Marketing is identical.

You cannot rely solely on doing. Execution without foundations leads to shallow work. Equally, understanding every model from Kotler to BCG is meaningless if you can’t actually apply it.

The best marketers (like the best musicians) blend both:

  • Theory: segmentation, STP, value propositions, pricing models, behavioural science, brand frameworks, SEO fundamentals, PPC structure.

  • Practice: executing campaigns, analysing performance, giving presentations, managing stakeholders, optimising landing pages, writing copy, producing content.

You need both sides of the brain. Music taught me that early.

Preparation: The Universal Skill

If there is one overriding lesson from my musical education, it is simply this:

Preparation is the most transferable skill in life.

When I joined a “professional” weddings and events band – before my first rehearsal (let alone gig), I create a huge handwritten book of notes, cues, structures and reminders for around 40 songs.
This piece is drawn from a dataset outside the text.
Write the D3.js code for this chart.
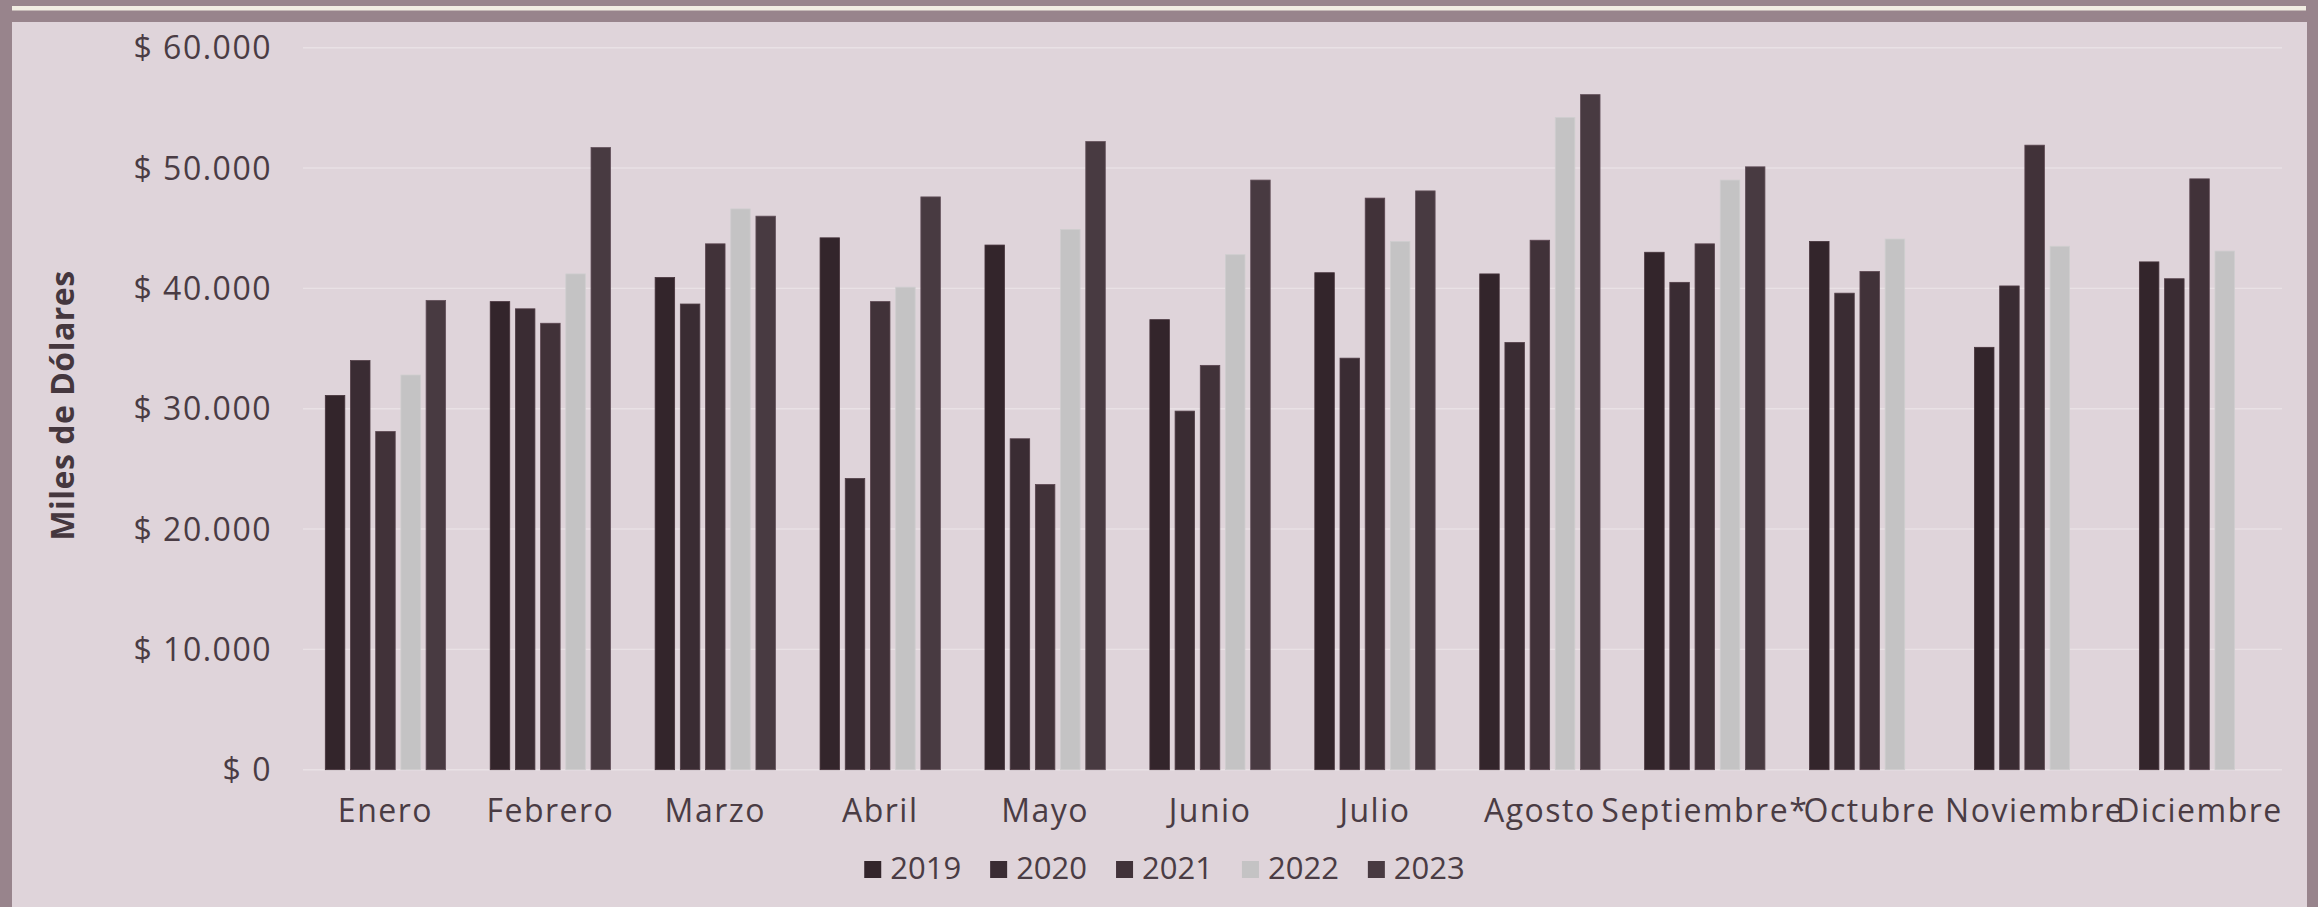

I would even practise in the car before gigs, running through lines to make sure everything was locked in. Once I hit the opening note, the rest usually followed.

Marketing presentations are no different.
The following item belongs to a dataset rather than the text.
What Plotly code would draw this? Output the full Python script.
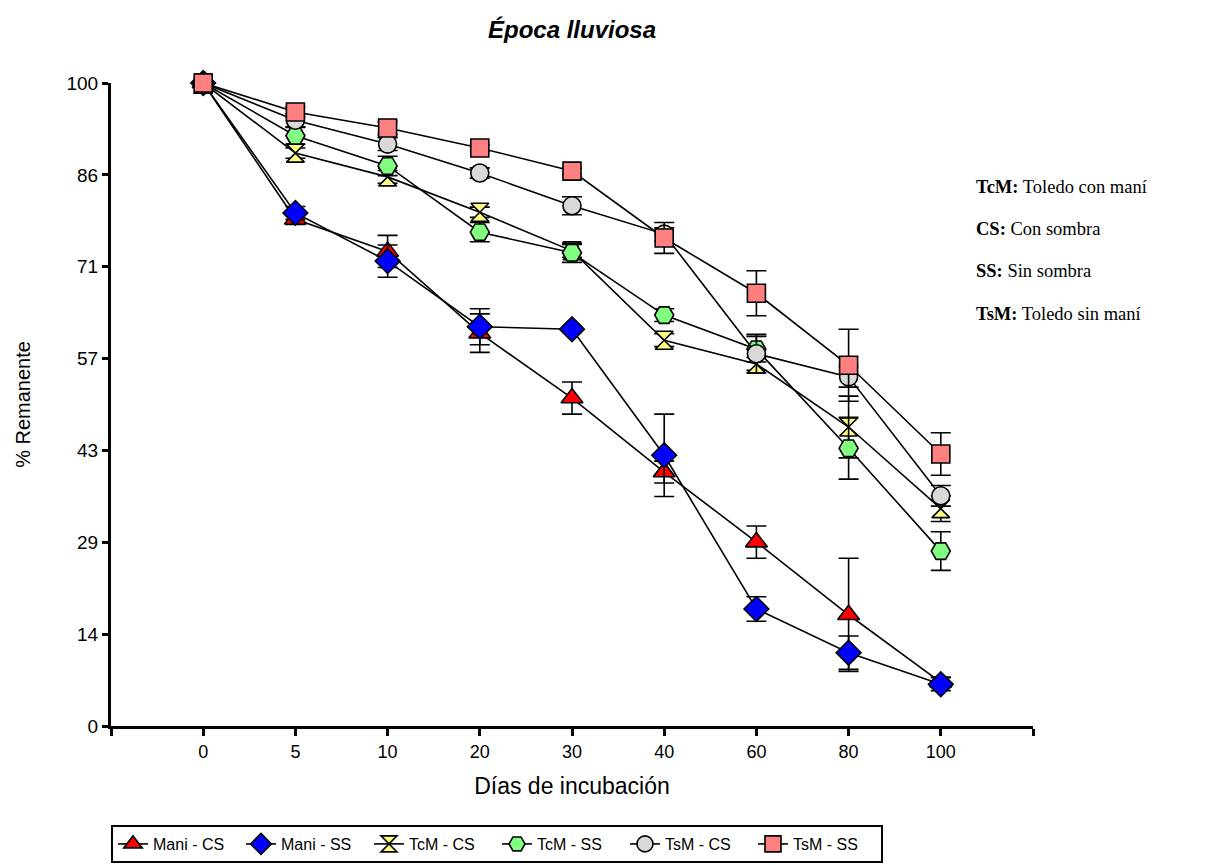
import plotly.graph_objects as go

days = ["0", "5", "10", "20", "30", "40", "60", "80", "100"]
xpos = [0, 1, 2, 3, 4, 5, 6, 7, 8]

mani_cs = [100, 78.8, 73.8, 61.1, 51.0, 39.5, 28.6, 17.3, 6.8]
mani_cs_err = [0.5, 0.8, 2.5, 3.0, 2.5, 1.7, 2.5, 8.8, 0.8]
mani_ss = [100, 79.8, 72.3, 62.1, 61.7, 42.1, 18.2, 11.4, 6.5]
mani_ss_err = [0.5, 1.0, 2.5, 2.8, 0.5, 6.4, 1.9, 2.6, 1.0]
tcm_cs = [100, 89.1, 85.4, 79.9, 73.9, 60.0, 56.3, 46.5, 33.8]
tcm_cs_err = [0.5, 0.8, 1.0, 0.8, 1.0, 1.0, 1.0, 4.8, 2.0]
tcm_ss = [100, 91.8, 87.1, 76.8, 73.6, 63.9, 58.6, 43.2, 27.2]
tcm_ss_err = [0.5, 1.3, 1.5, 1.5, 1.5, 1.0, 2.0, 4.8, 3.0]
tsm_cs = [100, 94.2, 90.5, 86.0, 80.9, 76.5, 57.9, 54.3, 35.8]
tsm_cs_err = [0.5, 1.0, 1.0, 0.8, 1.4, 1.0, 3.0, 1.6, 1.6]
tsm_ss = [100, 95.5, 93.0, 89.9, 86.3, 75.9, 67.3, 56.1, 42.3]
tsm_ss_err = [1.6, 0.8, 1.0, 0.5, 0.5, 2.4, 3.5, 5.6, 3.3]

series_names = ["Mani - CS", "Mani - SS", "TcM - CS", "TcM - SS", "TsM - CS", "TsM - SS"]
series_vals = [mani_cs, mani_ss, tcm_cs, tcm_ss, tsm_cs, tsm_ss]
series_errs = [mani_cs_err, mani_ss_err, tcm_cs_err, tcm_ss_err, tsm_cs_err, tsm_ss_err]
symbols = ["triangle-up", "diamond", "hourglass", "hexagon2", "circle", "square"]
colors = ["#FF0000", "#0000FF", "#FFFF80", "#80FF80", "#D9D9D9", "#FF8080"]
sizes = [19, 19, 18, 19, 18, 18]

ytick_vals = [0, 14.29, 28.57, 42.86, 57.14, 71.43, 85.71, 100]
ytick_text = ["0", "14", "29", "43", "57", "71", "86", "100"]

notes = [("TcM:", "Toledo con maní"), ("CS:", "Con sombra"),
         ("SS:", "Sin sombra"), ("TsM:", "Toledo sin maní")]

fig = go.Figure()
for name, vals, errs, sym, col, sz in zip(series_names, series_vals, series_errs,
                                          symbols, colors, sizes):
    fig.add_trace(go.Scatter(
        x=xpos, y=vals, name=name, mode="lines+markers",
        line=dict(color="black", width=1.6),
        marker=dict(symbol=sym, size=sz, color=col,
                    line=dict(color="black", width=1.6)),
        error_y=dict(type="data", array=errs, visible=True,
                     color="black", thickness=1.6, width=10),
        cliponaxis=False,
    ))

# page body has an 8px margin, so the figure is offset by 8px
W, H = 1223, 857
L, T, PW, PH = 103, 75, 922, 643

note_y_px = [187, 229, 271, 314]
for (b, t), ypx in zip(notes, note_y_px):
    fig.add_annotation(
        xref="paper", yref="paper", x=(974 - 111) / PW, y=(726 - ypx) / PH,
        xanchor="left", yanchor="middle",
        text=f"<b>{b}</b> {t}", showarrow=False,
        font=dict(family="Liberation Serif, Times New Roman, serif", size=18.5, color="black"),
    )

fig.update_layout(
    width=W, height=H,
    margin=dict(l=L, r=W - L - PW, t=T, b=H - T - PH),
    plot_bgcolor="white", paper_bgcolor="white",
    font=dict(family="Arial, Liberation Sans, sans-serif", color="black"),
    title=dict(text="<b><i>Época lluviosa</i></b>", x=0.5, xref="paper",
               y=1 - 22 / H, yref="container", xanchor="center", yanchor="middle",
               font=dict(size=24)),
    xaxis=dict(range=[-1, 9], tickvals=[-1] + xpos + [9], ticktext=[""] + days + [""],
               showline=True, linewidth=3, linecolor="black", ticks="outside",
               ticklen=7, tickwidth=3, tickcolor="black", showgrid=False, zeroline=False,
               tickfont=dict(size=18),
               title=dict(text="Días de incubación", font=dict(size=23), standoff=18)),
    yaxis=dict(range=[0, 100], tickvals=ytick_vals, ticktext=ytick_text,
               showline=True, linewidth=3, linecolor="black", ticks="outside",
               ticklen=6, tickwidth=3, tickcolor="black", showgrid=False, zeroline=False,
               tickfont=dict(size=19),
               title=dict(text="% Remanente", font=dict(size=20), standoff=31)),
    showlegend=True,
    legend=dict(orientation="h", x=0.0, xref="paper", yref="container",
                y=2 / H, xanchor="left", yanchor="bottom",
                bordercolor="black", borderwidth=2, bgcolor="white",
                font=dict(size=16), itemsizing="trace",
                entrywidth=83, entrywidthmode="pixels",
                tracegroupgap=0),
)

fig.write_html("out.html")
You prepare your data. You rehearse your narrative. You anticipate questions. You build your story. You make sure that when the “opening note” comes – the first slide, the first line, the first moment in the boardroom – the rest follows naturally.

It’s the same discipline expressed in a different context.

 

Final Thoughts

Learning musical instruments as a child wasn’t just about developing musical ability. It taught me:

  • how to learn new skills,

  • how to break big challenges into small pieces,

  • how to balance theory and practice,

  • how to prepare properly,

  • how to perform under pressure,

  • and how to carry a tuba without injuring passers-by.

Those early disciplines shaped the marketer I eventually became. They still shape how I work today.

Music gave me a foundation long before I knew what marketing was. And if there’s one message buried inside this article, it’s this:

Everything we learn early in life prepares us for the work we’ve not yet discovered.